::: RECORDS TO PROCESS

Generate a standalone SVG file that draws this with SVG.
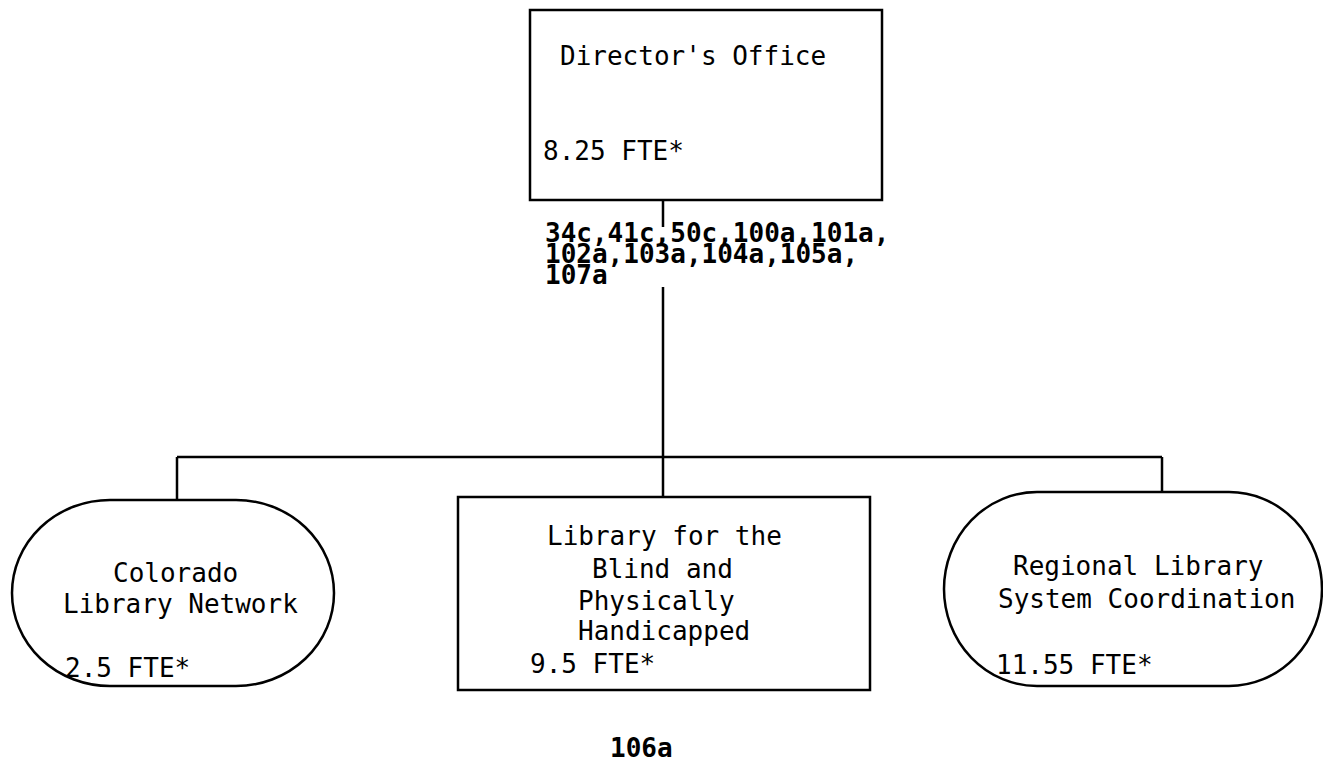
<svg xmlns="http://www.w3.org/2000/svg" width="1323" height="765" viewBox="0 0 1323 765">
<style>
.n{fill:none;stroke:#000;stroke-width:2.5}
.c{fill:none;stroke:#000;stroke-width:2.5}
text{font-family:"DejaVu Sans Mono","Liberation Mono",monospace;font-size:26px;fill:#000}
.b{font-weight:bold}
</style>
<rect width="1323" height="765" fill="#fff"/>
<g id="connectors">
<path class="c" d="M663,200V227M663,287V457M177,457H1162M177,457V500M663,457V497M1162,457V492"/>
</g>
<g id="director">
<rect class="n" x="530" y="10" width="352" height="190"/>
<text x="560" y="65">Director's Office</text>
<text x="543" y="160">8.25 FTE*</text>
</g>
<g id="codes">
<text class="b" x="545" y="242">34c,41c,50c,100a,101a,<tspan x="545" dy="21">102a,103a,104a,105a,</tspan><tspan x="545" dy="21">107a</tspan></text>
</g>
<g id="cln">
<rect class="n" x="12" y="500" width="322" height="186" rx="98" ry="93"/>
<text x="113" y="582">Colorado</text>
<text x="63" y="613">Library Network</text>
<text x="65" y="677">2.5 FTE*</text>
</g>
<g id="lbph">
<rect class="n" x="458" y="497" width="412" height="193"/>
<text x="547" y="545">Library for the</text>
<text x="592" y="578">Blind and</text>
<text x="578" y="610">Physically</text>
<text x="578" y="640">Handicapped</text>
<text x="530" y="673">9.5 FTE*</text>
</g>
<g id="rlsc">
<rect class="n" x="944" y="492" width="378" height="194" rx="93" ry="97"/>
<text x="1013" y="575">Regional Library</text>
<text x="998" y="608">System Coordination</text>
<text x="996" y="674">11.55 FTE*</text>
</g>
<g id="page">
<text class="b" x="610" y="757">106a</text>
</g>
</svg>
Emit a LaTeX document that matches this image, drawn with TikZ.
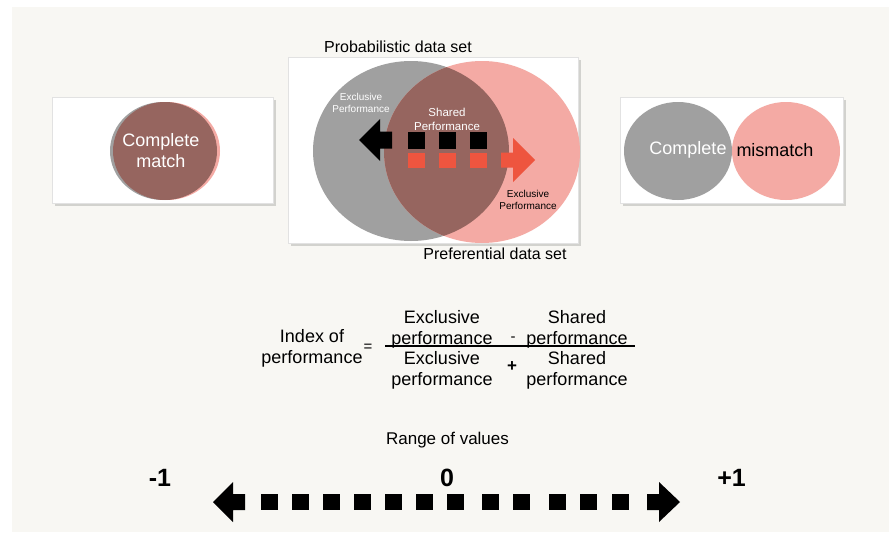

::::::

▸ **WHAT TO WORK ON**
Look through the material and say how many lines hold "that". Give the number only.

▸ **RESPONSE TO THE EXERCISE**
2